Sermon by Rev Sydney Maitland for Sunday 24 December 2023.

The Annunciation by Henry Ossawa Tanner, 1859-1937 (Source and narrative)
• First Reading: 2 Samuel 7: 1-11, 16 (‘Your house and your kingdom will endure for ever before Me; your throne will be established forever’)
• Epistle: Romans 16: 25-27 (The mystery hidden for ages but now revealed … so that the gentiles might come to the obedience that comes from faith)
• Gospel: Luke 1: 26-38 (The birth of Jesus foretold. Mary’s acceptance)
It used to be a common complaint that when something was wrong, inconvenient or uncomfortable, then ‘There should be a law against it.’ It did not really matter what it was, but there should be policeman to stop it.
Now, we hear less of this, perhaps because we already have an awful lot of laws and neither the police nor the procurators fiscal can handle all the complaints. Even they have to choose the matters to take up and decide which item is in the public interest to prosecute.
But the sense that whatever is wrong, then there should be someone to put it right is still with us. Have-a-go heroism is now discouraged, and even the police have been known to stand by and watch for fear of getting too involved or in case of health and safety restrictions.
But then we have in our lessons a very different approach.
All of them are centred on God’s plans and God’s provision but they are also intimate in involving ordinary people.
First, in God’s response to King David’s plan to build a temple, He says, thanks for the offer but no, you are not the man to do it.
Instead however the Lord will establish for you a house – a family descent from which the salvation of Israel and of the world will come. Your name will be remembered for ever, your kingdom will endure forever, and your throne will be established forever. The shepherd from Bethlehem would be known worldwide.
God’s promise to David would endure down the generations, being manifested in different ways, but always the same promise.
Israel would not escape punishment for disobedience and neglect of the Lord, and she would suffer exile, but never extermination. She would be corrected but not abandoned. She would learn from her trials but her devotion to the Lord would echo down the millennia in the words of the prophets, the psalms and later, in the words of Jesus.
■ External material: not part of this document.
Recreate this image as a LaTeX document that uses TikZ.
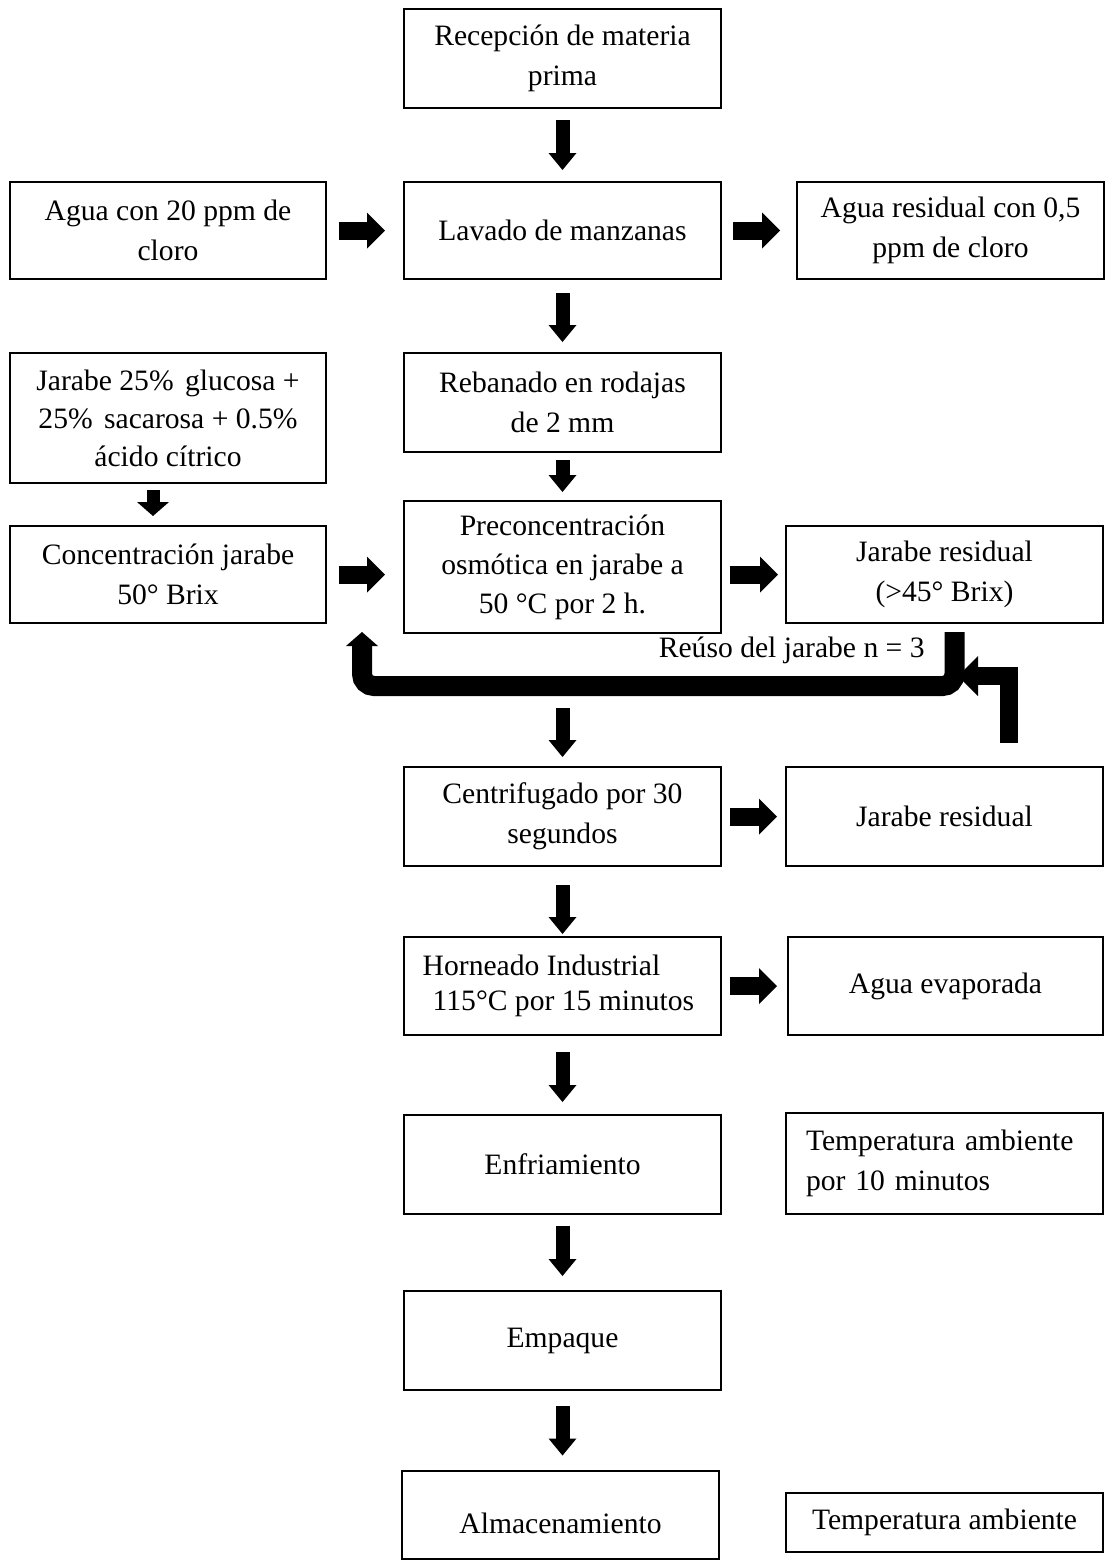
\documentclass[tikz,border=0pt]{standalone}
\usepackage{fontspec}
\setmainfont{Liberation Serif}
\usetikzlibrary{arrows.meta}
\begin{document}
\begin{tikzpicture}[x=0.5pt,y=-0.5pt,
  box/.style={draw, line width=1pt, inner sep=0pt, align=center,
    font=\fontsize{14.8}{20}\selectfont},
  sz/.style 2 args={minimum width=#1*0.5pt, minimum height=#2*0.5pt},
  varr/.style={line width=7pt, -{Triangle[width=14pt,length=8.5pt,line width=0pt]}},
  harr/.style={line width=9pt, -{Triangle[width=18pt,length=9pt,line width=0pt]}},
  lbl/.style={inner sep=0pt, font=\fontsize{14.8}{20}\selectfont}]
\useasboundingbox (0,0) rectangle (1105,1564);

% boxes
\node[box, sz={317}{99}]  (rec)     at (562.5,58.5)  {Recepción de materia\\prima};
\node[box, sz={316}{97}]  (agua20)  at (168,230.5)   {Agua con 20 ppm de\\cloro};
\node[box, sz={317}{97}]  (lav)     at (562.5,230.5) {Lavado de manzanas};
\node[box, sz={307}{97}]  (aguares) at (950.5,230.5) {Agua residual con 0,5\\ppm de cloro};
\node[box, sz={316}{130}, font=\fontsize{14.8}{19}\selectfont] (jar25) at (168,418)
  {Jarabe 25\%\hspace{2pt} glucosa +\\25\%\hspace{2pt} sacarosa + 0.5\%\\ácido cítrico};
\node[box, sz={317}{99}]  (reb)     at (562.5,402.5) {Rebanado en rodajas\\de 2 mm};
\node[box, sz={316}{97}]  (conc)    at (168,574.5)   {Concentración jarabe\\50° Brix};
\node[box, sz={317}{132}, font=\fontsize{14.8}{19.5}\selectfont] (pre) at (562.5,567)
  {Preconcentración\\osmótica en jarabe a\\50 °C por 2 h.};
\node[box, sz={317}{97}]  (jres1)   at (944.5,574.5) {Jarabe residual\\(>45° Brix)};
\node[box, sz={317}{99}]  (cen)     at (562.5,816.5) {Centrifugado por 30\\segundos};
\node[box, sz={317}{99}]  (jres2)   at (944.5,816.5) {Jarabe residual};
\node[box, sz={317}{98}, align=left, font=\fontsize{14.8}{17.5}\selectfont] (hor) at (562.5,986)
  {\hspace*{-4pt}Horneado Industrial\\\hspace*{1pt}115°C por 15 minutos};
\node[box, sz={315}{98}]  (agev)    at (945.5,986)   {Agua evaporada};
\node[box, sz={317}{99}]  (enf)     at (562.5,1164.5) {Enfriamiento};
\node[box, sz={317}{101}, text width=138.5pt, align=left] (temp10) at (944.5,1163.5)
  {Temperatura ambiente\\por 10 minutos};
\node[box, sz={317}{99}]  (emp)     at (562.5,1340.5) {Empaque};
\node[box, sz={317}{88}, text height=19pt, text depth=0pt]  (alm) at (560.5,1514.5) {Almacenamiento};
\node[box, sz={317}{59}]  (temp)    at (944.5,1522.5) {Temperatura ambiente};

% vertical arrows
\draw[varr, shorten <=5.5pt, shorten >=5.5pt] (rec) -- (lav);
\draw[varr, shorten <=6.5pt, shorten >=5pt] (lav) -- (reb);
\draw[varr, shorten <=3.5pt, shorten >=4pt] (reb) -- (pre);
\draw[line width=6.5pt, -{Triangle[width=16pt,length=7pt,line width=0pt]},
      shorten <=3pt, shorten >=4.5pt] ([xshift=-7.5pt]jar25.south) -- ([xshift=-7.5pt]conc.north);
\draw[varr, shorten <=37pt, shorten >=4.5pt] (pre) -- (cen);
\draw[varr, shorten <=9pt, shorten >=1pt] (cen) -- (hor);
\draw[varr, shorten <=8pt, shorten >=6pt] (hor) -- (enf);
\draw[varr, shorten <=5.5pt, shorten >=7pt] (enf) -- (emp);
\draw[varr, shorten <=7.5pt, shorten >=7pt] (emp.south) -- (emp.south |- alm.north);

% horizontal arrows
\draw[harr, shorten <=6pt, shorten >=9pt] (agua20) -- (lav);
\draw[harr, shorten <=5.5pt, shorten >=8pt] (lav) -- (aguares);
\draw[harr, shorten <=6pt, shorten >=9pt] (conc.east) -- (conc.east -| pre.west);
\draw[harr, shorten <=4pt, shorten >=3.5pt] (pre.east |- jres1.west) -- (jres1.west);
\draw[harr, shorten <=4pt, shorten >=4pt] (cen) -- (jres2);
\draw[harr, shorten <=4pt, shorten >=5pt] (hor) -- (agev);

% recycle loop
\coordinate (loopR) at (954.5,632);
\coordinate (loopL) at (362,632);
\coordinate (retin) at (1009,743);
\coordinate (retout) at (958,676);
\draw[line width=10pt, rounded corners=6pt,
      -{Triangle[width=16pt,length=7pt,line width=0pt]}]
  (loopR) -- (954.5,686) -- (362,686) -- (loopL);
\draw[line width=9pt, -{Triangle[width=20pt,length=10pt,line width=0pt]}]
  (retin) |- (retout);
\node[lbl, anchor=east] (reuso) at (925,650) {Reúso del jarabe n = 3};
\end{tikzpicture}
\end{document}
But God’s promise was never going to be abrogated or set aside, even in the face of disobedience in one generation or another.
But then in the gospel, we have Mary’s assent to God’s invitation to bear a son, wholly of God’s conception.
She was young but devout, living in Galilee of the Gentiles. This was a northern town, far from the devout and perhaps inward-looking religious centres of Jerusalem, where people might debate long and hard on the finer points of the law.
Nazareth was an agricultural area, close to the northern borders of Israel and a place where there were many foreigners, traders, visitors, not to mention armies going back and forth along the Vale of Jezreel.
Nazareth itself was almost opposite King Solomon’s fortress at the Mount of Megiddo, also known as Har Megiddon. We know the name well enough, as Armageddon, but that is another matter.
And so Mary agreed to be the human end of the beginning of God’s plan of salvation for the whole of humanity. But it had to start somewhere, and the man sent by God would also be the man conceived by God.
He would not just be an Anyman, inspired by God. He would be wholly of God: begotten, but not made or created. God of God, Light of Light, Very God of Very God.
One in spirit with the Father, one in flesh with His mother.
Mary was called to be intimate with the plans of God so far as her body would allow, but without being their fulfillment which would demand the flesh of her Son, and reaching into dimensions that she could not even imagine.
Far from delegating the task to another or refusing God altogether, Mary would for a time be the centre of God’s plans.
And then she would have to let go: of her Son as He went into His ministry and on to the cross.
But Mary’s ‘Yes’ was direct and personal. And she would stay with it.
God’s plans for both David and Mary were and are plans for every subsequent generation of humanity. They reach out to all of us, and all of us are involved.
This is where Paul’s final remarks to the church in Rome come in: for God who is able to establish them – in every generation – in accordance with the gospel of Jesus Christ – to Him be glory forever.
May God be glorified in every generation of the church, and therefore may the Body of Christ also be wholly committed above all else to the same gospel message and truths.
May the church continue to abide in that message, and may it be the centre of who and what its members are.
Yes, it is a mystery: a revealing of things long hidden and long unsuspected. Never penetrated by the wise and learned – but yet received by the simple and true of heart in every land and generation.
It is the kind of faith that starts as simply as Mary’s – and then grows and matures. May we also be the servants of the Lord.